I – quando a alíquota for específica, a quantidade de mercadoria, expressa na unidade de medida indicada na tarifa;

II – quando a alíquota for “ad valorem”, o valor aduaneiro apurado segundo as normas do art.7º do Acordo Geral sobre Tarifas Aduaneiras e Comércio – GATT. Grifamos

[3] Art.75 – A base de cálculo do imposto é:

I – quando a alíquota for específica, a quantidade de mercadoria, expressa na unidade de medida indicada na tarifa;

II – quando a alíquota for “ad valorem”, o valor aduaneiro apurado segundo as normas do art.7º do Acordo Geral sobre Tarifas Aduaneiras e Comércio – GATT. Grifamos

[4] Art. 1º A Ata Final que Incorpora os Resultados da Rodada Uruguai de Negociações Comerciais Multilaterais do GATT, apensa por cópia ao presente decreto, será executada e cumprida tão inteiramente como nele contém.

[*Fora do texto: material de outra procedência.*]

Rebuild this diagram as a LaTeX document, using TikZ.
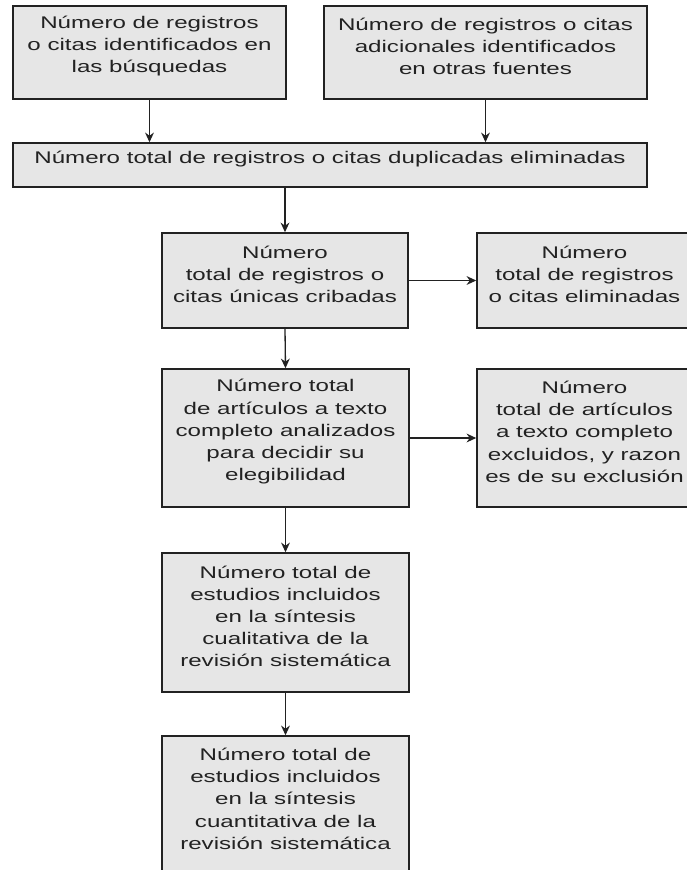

[5] IN RFB n° 327/03 Art. 8º O método do valor de transação somente será utilizado quando a importação resultar de operação comercial de compra e venda que implique transferência internacional efetiva das mercadorias.

[6] Art. 9º O valor de transação é o preço efetivamente pago ou a pagar pelas mercadorias, em uma venda para exportação para o país de importação, ajustado de acordo com as disposições desta Instrução Normativa.

Art. 11. Constituem parcelas integrantes do preço efetivamente pago ou a pagar os custos relativos:

I – a atividades ligadas à comercialização da mercadoria importada, como propaganda, garantia e promoção de vendas, empreendidas pelo comprador em benefício do vendedor ou por conta deste, para satisfazer parte do pagamento da mercadoria importada, e como condição de venda dessa mercadoria; ou

II – ao fornecimento de bens ou prestação de serviços a terceiro, pelo comprador, por conta do vendedor, como condição de venda da mercadoria importada.

[7] Súmula 323 do STF: “É inadmissível a apreensão de mercadorias como meio coercitivo para pagamento de tributos.”

Rafael Augusto Pinto é advogado no Rio de Janeiro.

Elói Vasconcelos é advogado em Belo Horizonte.